Meetings & public hearings

GASB meetings are open to the public. Dates are posted online, but attendance required registration at least 24 hours before the meeting.[4] Recent meeting minutes are posted on the organization's website.[5]

Public hearings are often held along with other conferences around the country to give interested parties an opportunity to participate. Hearings are held at the Board's discretion. Participants are encouraged to submit comments with a public hearing testimony, and those comments become part of the Board's public record.[6]

Comment letters

GASB's mission statement requires the Board to "carefully weigh the views of its constituents so that standards and concepts will meet the accountability and decision-making needs of the users of governmental financial reports and gain general acceptance among state and local government preparers and auditors of financial reports…" Public comment letters are the Board's primary means of soliciting feedback on proposals.[7]

Comment letters received by GASB become part of the public record. Items available for comment are posted on the organization's website.[8] Letters are posted on the GASB website after the close of the comment period. Letters posted online can be found here.[9]

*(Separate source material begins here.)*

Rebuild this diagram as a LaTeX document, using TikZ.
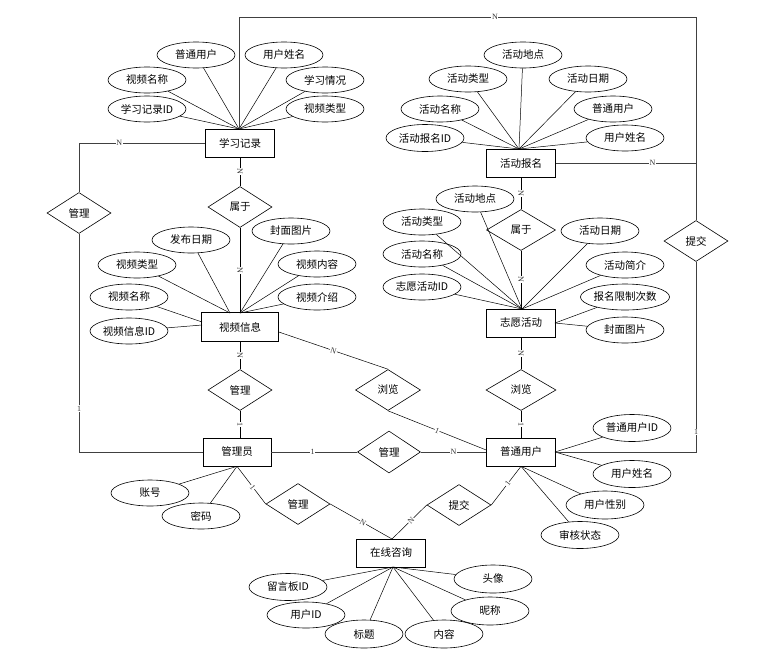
\documentclass[tikz,border=0pt]{standalone}
\usepackage{fontspec}
\setmainfont{Liberation Serif}
\newfontfamily\cjk{Noto Sans CJK SC}
\usetikzlibrary{shapes.geometric,calc}
\begin{document}
\begin{tikzpicture}[x=1pt,y=-1pt,
  every node/.style={font=\cjk\fontsize{10.5}{12}\selectfont},
  ent/.style={draw, rectangle, minimum width=69, minimum height=28, inner sep=0pt, line width=0.6pt},
  attr/.style={draw, ellipse, minimum width=78, minimum height=26, inner sep=0pt, line width=0.6pt},
  rel/.style={draw, diamond, minimum width=64, minimum height=41, inner sep=0pt, line width=0.6pt},
  al/.style={line width=0.5pt},
  cn/.style={line width=0.8pt, black!75},
  mk/.style={font=\fontsize{8}{9}\selectfont, inner sep=0.6pt, fill=white, text=black!80},
  mks/.style={mk, sloped}]
\useasboundingbox (0,0) rectangle (758,654);

% entities
\node[ent] (xx) at (240,143) {学习记录};
\node[ent] (bm) at (521,163) {活动报名};
\node[ent, minimum width=77, minimum height=29] (sp) at (240,327) {视频信息};
\node[ent] (zy) at (521,323) {志愿活动};
\node[ent, minimum width=68] (gly) at (237,452) {管理员};
\node[ent] (pt) at (521,452) {普通用户};
\node[ent] (zx) at (391,553) {在线咨询};

% relations
\node[rel] (sy1) at (240,207) {属于};
\node[rel] (gl1) at (79,213) {管理};
\node[rel, minimum width=69] (sy2) at (521,230) {属于};
\node[rel] (gl2) at (240,390) {管理};
\node[rel, minimum width=65] (ll1) at (388,390) {浏览};
\node[rel, minimum width=70] (ll2) at (521,390) {浏览};
\node[rel, minimum width=63, minimum height=42] (gl3) at (389,452) {管理};
\node[rel] (gl4) at (298,504) {管理};
\node[rel] (tj1) at (459,505) {提交};
\node[rel] (tj2) at (696,241) {提交};

% convergence points
\coordinate (xxc) at (239,129);
\coordinate (bmc) at (519,149);
\coordinate (spc) at (240,313);
\coordinate (spcl) at (230,313);
\coordinate (spl1) at (202,322);
\coordinate (spl2) at (202,325);
\coordinate (zyc) at (522,309);
\coordinate (zyr) at (555,323);
\coordinate (zxc) at (393,567);
\coordinate (zxt) at (392,539);
\coordinate (tr) at (696,17);
\coordinate (ptr) at (555,452);

% attributes of 学习记录
\node[attr] (xx1) at (196,55) {普通用户};
\node[attr] (xx2) at (284,55) {用户姓名};
\node[attr] (xx3) at (147,80) {视频名称};
\node[attr] (xx4) at (325,80) {学习情况};
\node[attr] (xx5) at (147,109) {学习记录ID};
\node[attr] (xx6) at (325,109) {视频类型};
\foreach \a in {xx1,xx2,xx3,xx4,xx5,xx6} \draw[al] (\a) -- (xxc);

% attributes of 活动报名
\node[attr] (bm1) at (523,55) {活动地点};
\node[attr] (bm2) at (468,79) {活动类型};
\node[attr] (bm3) at (588,79) {活动日期};
\node[attr] (bm4) at (440,109) {活动名称};
\node[attr] (bm5) at (613,109) {普通用户};
\node[attr, minimum height=27] (bm6) at (425,138) {活动报名ID};
\node[attr] (bm7) at (625,138) {用户姓名};
\foreach \a in {bm1,bm2,bm3,bm4,bm5,bm6,bm7} \draw[al] (\a) -- (bmc);

% attributes of 视频信息
\node[attr] (sp1) at (191,240) {发布日期};
\node[attr] (sp2) at (291,231) {封面图片};
\node[attr] (sp3) at (137,265) {视频类型};
\node[attr] (sp4) at (317,264) {视频内容};
\node[attr] (sp5) at (129,297) {视频名称};
\node[attr] (sp6) at (317,297) {视频介绍};
\node[attr] (sp7) at (129,331) {视频信息ID};
\draw[al] (sp1) -- (spcl);
\draw[al] (sp3) -- (spcl);
\draw[al] (sp2) -- (spc);
\draw[al] (sp4) -- (spc);
\draw[al] (sp6) -- (spc);
\draw[al] (sp5) -- (spl1);
\draw[al] (sp7) -- (spl2);

% attributes of 志愿活动
\node[attr] (zy1) at (475,199) {活动地点};
\node[attr] (zy2) at (422,222) {活动类型};
\node[attr] (zy3) at (600,231) {活动日期};
\node[attr] (zy4) at (422,254) {活动名称};
\node[attr] (zy5) at (625,265) {活动简介};
\node[attr] (zy6) at (422,287) {志愿活动ID};
\node[attr] (zy7) at (625,297) {报名限制次数};
\node[attr] (zy8) at (625,330) {封面图片};
\foreach \a in {zy1,zy2,zy3,zy4,zy5,zy6} \draw[al] (\a) -- (zyc);
\draw[al] (zy7) -- (zyr);
\draw[al] (zy8) -- (zyr);

% attributes of 管理员
\node[attr] (ga) at (150,493) {账号};
\node[attr] (gb) at (201,516) {密码};
\draw[al] (ga) -- (gly.south);
\draw[al] (gb) -- (gly.south);

% attributes of 普通用户
\node[attr, minimum height=27] (pt1) at (632,428) {普通用户ID};
\node[attr, minimum height=27] (pt2) at (632,474) {用户姓名};
\node[attr, minimum height=28] (pt3) at (605,505) {用户性别};
\node[attr, minimum height=27] (pt4) at (580,535) {审核状态};
\draw[al] (pt1) -- (ptr);
\draw[al] (pt2) -- (ptr);
\draw[al] (pt3) -- (pt.south);
\draw[al] (pt4) -- (pt.south);

% attributes of 在线咨询
\node[attr, minimum height=27] (zx1) at (288,587) {留言板ID};
\node[attr] (zx2) at (306,615) {用户ID};
\node[attr, minimum height=28] (zx3) at (364,634) {标题};
\node[attr, minimum height=28] (zx4) at (444,634) {内容};
\node[attr, minimum height=28] (zx5) at (493,579) {头像};
\node[attr, minimum height=28] (zx6) at (490,611) {昵称};
\foreach \a in {zx1,zx2,zx3,zx4,zx5,zx6} \draw[al] (\a) -- (zxc);

% relationship connectors
\draw[cn] (xxc) |- node[mk, pos=0.78] {N} (tr) -- (tj2.north);
\draw[cn] (bm.east) -- node[mk, pos=0.69] {N} (bm.east -| tr);
\draw[cn] (tj2.south) |- node[mk, pos=0.447] {1} (pt.east);
\draw[cn] (xx.west) -| node[mk, pos=0.34] {N} (gl1.north);
\draw[cn] (gl1.south) |- node[mk, pos=0.4] {1} (gly.west);

\draw[al] (xx.south) -- node[mks] {N} (sy1.north);
\draw[al] (sy1.south) -- node[mks, pos=0.51] {N} (sp.north);
\draw[al] (sp.south) -- node[mks] {N} (gl2.north);
\draw[al] (gl2.south) -- node[mks] {1} (gl2.south |- gly.north);

\draw[al] (bm.south) -- node[mks] {N} (sy2.north);
\draw[al] (sy2.south) -- node[mks, pos=0.5] {N} (zy.north);
\draw[al] (zy.south) -- node[mks] {N} (ll2.north);
\draw[al] (ll2.south) -- node[mks] {1} (pt.north);

\draw[al] ($(sp.east)+(0,5)$) -- node[mks] {N} (ll1.north);
\draw[al] (ll1.south) -- node[mks] {1} ($(pt.west)+(0,-2)$);

\draw[cn] (gly.east) -- node[mk, pos=0.48] {1} (gl3.west);
\draw[cn] (gl3.east) -- node[mk] {N} (pt.west);

\draw[al] (gly.south) -- node[mks, pos=0.55] {1} (gl4.west);
\draw[al] (gl4.east) -- node[mks, pos=0.53] {N} (zxt);
\draw[al] (pt.south) -- node[mks, pos=0.45] {1} (tj1.east);
\draw[al] (tj1.west) -- node[mks, pos=0.45] {N} (zxt);
\end{tikzpicture}
\end{document}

Task forces and advisory committees

Projects on GASB's technical agenda often utilize the appointment of task forces and advisory committees. According to GASB, task forces "serve as a sounding board, providing guidance and feedback to the GASB as a project progresses." Members review papers prepared by GASB staff and monitor Board deliberations. Participants are appointed by the GASB chairman based on staff recommendations. Potential members are identified from GASB's constituent database and from those who regularly participate in the process by submitting comment letters. The board seeks a balance of "financial statement preparers, auditors, and users on each task force and committee."[10]